Show each line of the data below that has the string "chart" in it.

Source material:
+ + + + +
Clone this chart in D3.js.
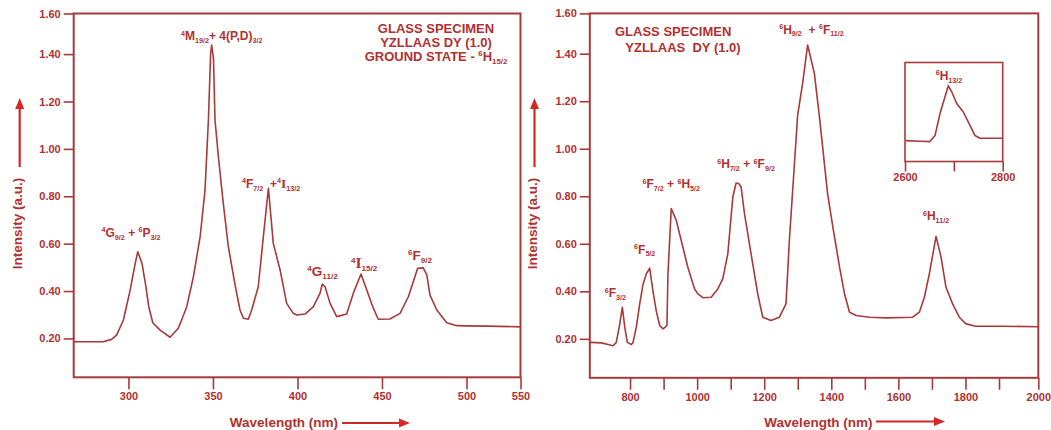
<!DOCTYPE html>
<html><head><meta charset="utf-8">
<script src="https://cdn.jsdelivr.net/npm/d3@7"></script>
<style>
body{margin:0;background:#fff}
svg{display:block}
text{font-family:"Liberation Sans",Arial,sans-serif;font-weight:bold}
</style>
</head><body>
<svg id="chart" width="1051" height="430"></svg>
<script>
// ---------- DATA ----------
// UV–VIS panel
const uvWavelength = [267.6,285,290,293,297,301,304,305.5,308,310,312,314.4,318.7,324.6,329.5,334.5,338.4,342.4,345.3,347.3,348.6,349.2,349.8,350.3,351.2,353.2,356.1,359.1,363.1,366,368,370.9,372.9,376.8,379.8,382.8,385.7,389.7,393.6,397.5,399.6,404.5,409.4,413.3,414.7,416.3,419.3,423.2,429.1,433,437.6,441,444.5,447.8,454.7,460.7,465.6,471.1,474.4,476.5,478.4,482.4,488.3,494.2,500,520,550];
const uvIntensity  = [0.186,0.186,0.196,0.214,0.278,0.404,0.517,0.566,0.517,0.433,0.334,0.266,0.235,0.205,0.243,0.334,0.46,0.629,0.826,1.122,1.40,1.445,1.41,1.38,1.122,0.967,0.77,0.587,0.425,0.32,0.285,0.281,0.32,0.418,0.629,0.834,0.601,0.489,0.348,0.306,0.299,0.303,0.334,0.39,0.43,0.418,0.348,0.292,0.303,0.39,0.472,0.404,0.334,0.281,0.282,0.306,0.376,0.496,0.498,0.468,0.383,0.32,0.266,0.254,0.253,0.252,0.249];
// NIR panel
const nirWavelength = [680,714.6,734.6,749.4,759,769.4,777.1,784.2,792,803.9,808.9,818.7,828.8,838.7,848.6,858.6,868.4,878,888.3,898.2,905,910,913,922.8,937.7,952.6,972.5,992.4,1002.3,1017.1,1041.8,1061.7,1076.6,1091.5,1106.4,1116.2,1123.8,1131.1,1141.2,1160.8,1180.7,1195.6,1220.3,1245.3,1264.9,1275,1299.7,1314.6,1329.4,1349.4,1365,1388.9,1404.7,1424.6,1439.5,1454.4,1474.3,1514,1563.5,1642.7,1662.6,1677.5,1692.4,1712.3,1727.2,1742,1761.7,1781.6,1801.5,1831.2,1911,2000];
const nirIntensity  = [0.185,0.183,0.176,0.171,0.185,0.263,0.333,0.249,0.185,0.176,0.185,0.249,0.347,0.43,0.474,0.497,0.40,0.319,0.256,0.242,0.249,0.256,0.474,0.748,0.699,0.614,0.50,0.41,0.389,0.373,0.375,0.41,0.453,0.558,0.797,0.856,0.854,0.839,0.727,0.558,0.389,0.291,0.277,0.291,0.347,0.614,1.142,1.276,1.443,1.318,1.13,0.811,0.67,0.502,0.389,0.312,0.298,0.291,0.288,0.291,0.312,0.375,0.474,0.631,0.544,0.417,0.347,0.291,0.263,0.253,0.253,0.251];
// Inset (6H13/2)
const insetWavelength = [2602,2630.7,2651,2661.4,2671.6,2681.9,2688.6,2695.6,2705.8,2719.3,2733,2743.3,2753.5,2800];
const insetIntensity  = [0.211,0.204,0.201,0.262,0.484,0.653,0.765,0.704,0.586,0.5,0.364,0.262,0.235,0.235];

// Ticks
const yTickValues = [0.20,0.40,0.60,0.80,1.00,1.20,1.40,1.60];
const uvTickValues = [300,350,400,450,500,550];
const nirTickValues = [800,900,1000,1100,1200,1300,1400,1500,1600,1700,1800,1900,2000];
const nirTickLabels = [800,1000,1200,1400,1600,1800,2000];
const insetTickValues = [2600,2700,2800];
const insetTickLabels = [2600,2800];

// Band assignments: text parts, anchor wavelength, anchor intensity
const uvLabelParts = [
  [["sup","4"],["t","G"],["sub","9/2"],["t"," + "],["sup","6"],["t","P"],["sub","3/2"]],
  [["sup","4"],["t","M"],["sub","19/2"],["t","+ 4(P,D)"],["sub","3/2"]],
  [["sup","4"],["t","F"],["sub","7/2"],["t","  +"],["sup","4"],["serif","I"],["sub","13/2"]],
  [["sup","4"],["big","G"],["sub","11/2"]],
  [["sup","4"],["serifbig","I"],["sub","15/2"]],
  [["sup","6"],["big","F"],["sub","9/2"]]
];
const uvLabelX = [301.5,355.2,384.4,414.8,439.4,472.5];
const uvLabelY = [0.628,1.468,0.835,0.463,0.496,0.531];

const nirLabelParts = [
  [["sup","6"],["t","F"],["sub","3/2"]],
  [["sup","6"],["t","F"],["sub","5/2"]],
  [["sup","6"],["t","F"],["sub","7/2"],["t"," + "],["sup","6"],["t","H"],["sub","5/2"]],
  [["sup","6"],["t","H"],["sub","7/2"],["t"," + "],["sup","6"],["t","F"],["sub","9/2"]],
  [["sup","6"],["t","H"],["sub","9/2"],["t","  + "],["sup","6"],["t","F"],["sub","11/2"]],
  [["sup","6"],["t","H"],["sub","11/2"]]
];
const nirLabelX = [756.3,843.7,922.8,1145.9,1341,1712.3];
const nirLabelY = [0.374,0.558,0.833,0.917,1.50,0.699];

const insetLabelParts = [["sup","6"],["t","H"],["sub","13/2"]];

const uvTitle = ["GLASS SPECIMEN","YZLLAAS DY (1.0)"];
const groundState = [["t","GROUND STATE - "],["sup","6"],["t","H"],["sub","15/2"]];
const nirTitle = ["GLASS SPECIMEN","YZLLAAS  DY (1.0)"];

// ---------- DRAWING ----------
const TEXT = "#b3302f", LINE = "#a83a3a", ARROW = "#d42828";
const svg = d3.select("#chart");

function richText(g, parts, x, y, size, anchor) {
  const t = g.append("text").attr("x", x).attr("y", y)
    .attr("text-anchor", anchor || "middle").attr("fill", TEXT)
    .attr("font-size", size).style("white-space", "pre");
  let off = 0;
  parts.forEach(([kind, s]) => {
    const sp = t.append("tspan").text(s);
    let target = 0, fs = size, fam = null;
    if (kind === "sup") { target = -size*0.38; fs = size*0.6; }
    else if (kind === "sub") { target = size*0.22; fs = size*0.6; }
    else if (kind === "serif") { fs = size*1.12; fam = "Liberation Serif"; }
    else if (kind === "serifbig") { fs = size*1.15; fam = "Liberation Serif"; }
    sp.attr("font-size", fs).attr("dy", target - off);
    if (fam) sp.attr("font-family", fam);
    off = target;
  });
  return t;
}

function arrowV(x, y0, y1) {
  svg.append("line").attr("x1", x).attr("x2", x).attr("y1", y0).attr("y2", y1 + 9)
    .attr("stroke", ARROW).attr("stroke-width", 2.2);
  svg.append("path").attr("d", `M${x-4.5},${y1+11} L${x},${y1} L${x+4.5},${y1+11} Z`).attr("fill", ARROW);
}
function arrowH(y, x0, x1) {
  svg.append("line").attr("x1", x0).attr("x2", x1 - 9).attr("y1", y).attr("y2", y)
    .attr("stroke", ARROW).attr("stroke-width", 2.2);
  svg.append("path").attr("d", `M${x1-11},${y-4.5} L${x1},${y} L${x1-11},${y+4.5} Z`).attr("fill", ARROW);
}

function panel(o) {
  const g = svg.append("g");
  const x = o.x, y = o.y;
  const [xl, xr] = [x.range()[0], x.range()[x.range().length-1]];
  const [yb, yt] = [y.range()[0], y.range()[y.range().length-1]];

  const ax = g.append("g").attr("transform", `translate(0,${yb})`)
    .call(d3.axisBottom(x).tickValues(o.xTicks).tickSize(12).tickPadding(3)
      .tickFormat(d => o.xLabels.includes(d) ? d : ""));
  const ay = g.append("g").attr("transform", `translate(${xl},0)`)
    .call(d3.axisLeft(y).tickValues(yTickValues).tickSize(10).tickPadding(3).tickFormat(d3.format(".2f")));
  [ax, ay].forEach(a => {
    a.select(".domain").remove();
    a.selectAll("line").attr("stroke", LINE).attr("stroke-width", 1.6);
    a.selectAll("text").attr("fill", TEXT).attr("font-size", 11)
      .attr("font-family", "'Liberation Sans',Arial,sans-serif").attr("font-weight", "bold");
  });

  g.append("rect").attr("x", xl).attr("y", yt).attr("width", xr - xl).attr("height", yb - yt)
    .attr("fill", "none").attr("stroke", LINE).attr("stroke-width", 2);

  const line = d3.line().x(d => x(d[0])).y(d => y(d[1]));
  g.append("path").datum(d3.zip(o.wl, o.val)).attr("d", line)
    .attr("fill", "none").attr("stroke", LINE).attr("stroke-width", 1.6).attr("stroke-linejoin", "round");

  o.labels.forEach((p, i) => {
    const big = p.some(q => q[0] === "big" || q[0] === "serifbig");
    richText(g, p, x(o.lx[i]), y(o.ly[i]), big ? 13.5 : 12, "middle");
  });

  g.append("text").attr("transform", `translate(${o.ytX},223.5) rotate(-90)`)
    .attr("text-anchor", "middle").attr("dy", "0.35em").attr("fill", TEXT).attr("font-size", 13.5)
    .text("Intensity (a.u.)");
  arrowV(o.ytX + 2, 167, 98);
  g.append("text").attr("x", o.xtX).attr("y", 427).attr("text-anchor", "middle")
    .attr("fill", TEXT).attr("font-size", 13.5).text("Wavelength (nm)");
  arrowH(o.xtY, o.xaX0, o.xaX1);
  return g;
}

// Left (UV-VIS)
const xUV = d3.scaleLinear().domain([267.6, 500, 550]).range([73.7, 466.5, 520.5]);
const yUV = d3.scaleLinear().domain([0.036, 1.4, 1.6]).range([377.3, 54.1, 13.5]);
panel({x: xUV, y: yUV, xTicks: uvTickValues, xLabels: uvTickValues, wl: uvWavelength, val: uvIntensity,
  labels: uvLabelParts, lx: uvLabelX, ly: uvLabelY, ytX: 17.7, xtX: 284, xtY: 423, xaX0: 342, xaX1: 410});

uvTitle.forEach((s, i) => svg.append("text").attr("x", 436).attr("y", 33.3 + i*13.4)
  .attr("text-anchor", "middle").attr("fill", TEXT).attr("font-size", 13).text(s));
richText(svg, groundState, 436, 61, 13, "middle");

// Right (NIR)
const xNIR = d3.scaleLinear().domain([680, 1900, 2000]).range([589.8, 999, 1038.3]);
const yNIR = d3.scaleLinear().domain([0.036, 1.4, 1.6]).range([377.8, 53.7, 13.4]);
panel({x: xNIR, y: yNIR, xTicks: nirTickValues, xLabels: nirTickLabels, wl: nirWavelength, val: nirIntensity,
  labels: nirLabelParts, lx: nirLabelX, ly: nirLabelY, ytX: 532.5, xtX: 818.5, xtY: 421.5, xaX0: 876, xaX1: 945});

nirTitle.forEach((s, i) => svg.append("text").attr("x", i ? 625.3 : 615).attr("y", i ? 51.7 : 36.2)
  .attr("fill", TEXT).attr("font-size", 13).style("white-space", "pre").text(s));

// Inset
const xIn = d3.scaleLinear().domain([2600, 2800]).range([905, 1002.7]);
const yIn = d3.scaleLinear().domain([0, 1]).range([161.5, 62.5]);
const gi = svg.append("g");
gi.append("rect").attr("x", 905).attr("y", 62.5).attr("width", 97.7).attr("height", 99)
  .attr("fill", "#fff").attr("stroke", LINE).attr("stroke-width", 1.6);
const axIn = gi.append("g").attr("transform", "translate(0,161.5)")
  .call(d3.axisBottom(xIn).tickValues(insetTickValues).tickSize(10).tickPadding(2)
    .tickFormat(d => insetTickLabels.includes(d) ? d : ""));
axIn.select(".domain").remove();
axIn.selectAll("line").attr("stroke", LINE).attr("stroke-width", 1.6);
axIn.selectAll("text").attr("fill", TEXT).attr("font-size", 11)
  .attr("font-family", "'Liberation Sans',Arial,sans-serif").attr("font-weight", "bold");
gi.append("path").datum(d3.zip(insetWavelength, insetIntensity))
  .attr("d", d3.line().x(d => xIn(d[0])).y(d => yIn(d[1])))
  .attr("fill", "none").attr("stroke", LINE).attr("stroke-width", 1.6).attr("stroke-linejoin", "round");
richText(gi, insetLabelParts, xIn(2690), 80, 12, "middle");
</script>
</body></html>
+ + + + +
Final answer:
Clone this chart in D3.js.
<svg id="chart" width="1051" height="430"></svg>
const svg = d3.select("#chart");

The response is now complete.